La disinformazione alimenta la polemica
Il suo è un Governo fragile perché così vogliono le forze politiche: quelle che organizzano la piazza per andare al voto sapendo perfettamente che non si possono allestire i seggi con due sistemi elettorali diversi per Camera e Senato
“Avviso agli studenti di Diritto Costituzionale. Chi tra di voi avesse pubblicato sulla propria bacheca la frase ‘un altro Presidente del Consiglio non eletto dal popolo’ − o altre aberrazioni equivalenti − è pregato di chiudere per sempre l’account Facebook, onde evitare di cagionare danni a cose o persone, di abbandonare la Facoltà di Giurisprudenza e iscriversi a Scienze delle Piadine al Prosciutto presso l’Università della Vita. Andiamo male, ragazzi. Molto, molto male”. Il post è di Guido Saraceni, professore di Filosofia del Diritto all’Università degli Studi di Teramo. Reagisce alla disinformazione che viaggia veloce nella complicata e scomposta piazza dei social media (se servisse conferma basta scorrere i commenti ricevuti dal post), che sempre più spesso affiora nella satira (ma si dice per scherzare, no?), galleggia nei programmi televisivi, si fa tormentone dei menefreghisti radiofonici spalmati nei vari palinsesti, si intrufola nei siti dei grandi quotidiani la cui unica preoccupazione sembra essere quella di conquistare visualizzazioni da mettere sul tavolo dei pubblicitari.

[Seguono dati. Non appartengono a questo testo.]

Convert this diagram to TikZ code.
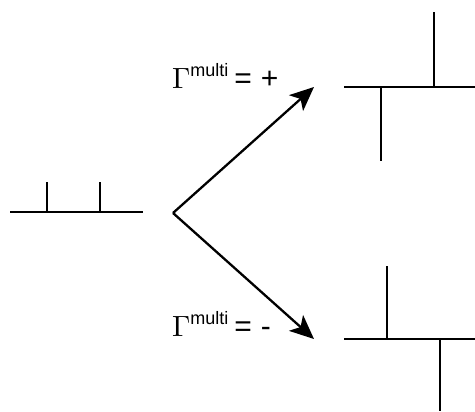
\documentclass[tikz,border=0pt]{standalone}
\usepackage{fontspec}
\usetikzlibrary{arrows.meta}
\newfontfamily\labelsans{Liberation Sans}
\newcommand{\gammasym}{\resizebox{!}{20pt}{$\Gamma$}}
\newcommand{\multisup}{\raisebox{13pt}{\resizebox{38pt}{!}{\labelsans multi}}}
\newcommand{\signpart}[1]{{\labelsans\fontsize{30pt}{32pt}\selectfont\hspace{6pt}=\hspace{9pt}#1}}
\tikzset{
  bar/.style={line width=2.4pt, line cap=butt},
  branch/.style={line width=2.3pt, -{Stealth[length=24pt,width=21pt,inset=6pt]}},
  label/.style={anchor=base west, inner sep=0pt, outer sep=0pt}
}
\begin{document}
\begin{tikzpicture}[x=1pt,y=-1pt]
  \useasboundingbox (0,0) rectangle (475,412);

  % initial configuration: line with two upward legs
  \coordinate (a0) at (10,212);
  \coordinate (a1) at (143,212);
  \coordinate (a2) at (47,212);
  \coordinate (a3) at (47,182);
  \coordinate (a4) at (100,212);
  \coordinate (a5) at (100,182);
  \draw[bar] (a0) -- (a1);
  \draw[bar] (a2) -- (a3);
  \draw[bar] (a4) -- (a5);

  % branching arrows
  \coordinate (v) at (173,213);
  \coordinate (tipup) at (314,87);
  \coordinate (tipdown) at (314,339);
  \draw[branch] (v) -- (tipup);
  \draw[branch] (v) -- (tipdown);

  % upper result
  \coordinate (b0) at (344,87);
  \coordinate (b1) at (475,87);
  \coordinate (b2) at (434,87);
  \coordinate (b3) at (434,12);
  \coordinate (b4) at (381,87);
  \coordinate (b5) at (381,161);
  \draw[bar] (b0) -- (b1);
  \draw[bar] (b2) -- (b3);
  \draw[bar] (b4) -- (b5);

  % lower result
  \coordinate (c0) at (344,339);
  \coordinate (c1) at (475,339);
  \coordinate (c2) at (387,339);
  \coordinate (c3) at (387,266);
  \coordinate (c4) at (440,339);
  \coordinate (c5) at (440,411);
  \draw[bar] (c0) -- (c1);
  \draw[bar] (c2) -- (c3);
  \draw[bar] (c4) -- (c5);

  % labels
  \node[label] (plus) at (172,89) {\gammasym\multisup\signpart{+}};
  \node[label] (minus) at (172,337) {\gammasym\multisup\signpart{-}};
\end{tikzpicture}
\end{document}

Nella composita coalizione che si vanta di aver portato Renzi alle dimissioni si è fatto a gara anche per il copyright di quest’ultimo equivoco: credo abbia vinto Giulia Grillo del Movimento cinque stelle, che ha scandito le granitiche convinzioni del suo gruppo subito dopo il colloquio con Mattarella. Vale anche per lei, come per gli innumerevoli difensori della Costituzione che della Costituzione parlano soltanto per sentito dire, l’invito del professore di Teramo ad andare a leggersi l’articolo 92 della nostra carta fondamentale: “Il presidente della Repubblica nomina il presidente del Consiglio dei ministri e, su proposta di questo, i ministri”. Piaccia o non piaccia – ma a loro dovrebbe piacere molto visti i festeggiamenti del 4 dicembre – la nostra è una Repubblica parlamentare, non presidenziale; il popolo elegge il Parlamento, non il presidente del Consiglio, non il Governo. Paolo Gentiloni è dunque presidente del Consiglio nel pieno dei suoi poteri. Non avrà però vita facile. E non perché ha sostanzialmente riconfermato la stessa squadra di Governo di chi gli ha passato le consegne. Avesse proposto diciotto ministri nuovi di zecca il risultato sarebbe stato identico.
Il suo è un Governo fragile perché così vogliono le forze politiche: quelle che organizzano la piazza per andare al voto sapendo perfettamente che non si possono allestire i seggi con due sistemi elettorali diversi per Camera e Senato, ognuna di loro convinta di essere titolare della parte maggioritaria del 60% di No che ha messo fine alla spinta riformatrice degli ultimi tre anni; quelle che hanno bisogno di tempo per riorganizzarsi e a cui fa comodo che ci sia un Governo da martellare di critiche; quelle che pensano alla riforma elettorale come occasione per rimettere le lancette della politica indietro di qualche decennio; quelle che non sanno più cosa fare, dove andare, come andarci, con chi, per che cosa. Come il Partito democratico, diviso e sbandato, con una sinistra interna che festeggia e un segretario sconfitto che potrebbe tentare di trasformare in voti, fuori dal Pd, il 40% che ha saputo catalizzare attorno al SI. L’esito del duro confronto referendario è un quadro politico in fibrillazione, molto concentrato sul proprio ombelico, assai meno sulle questioni che devono essere governate: ripresa economica, immigrazione, finanza, disuguaglianze sociali, occupazione. Non vale la pena fare previsioni di durata sul nuovo Governo. Auguriamogli solo di poter lavorare.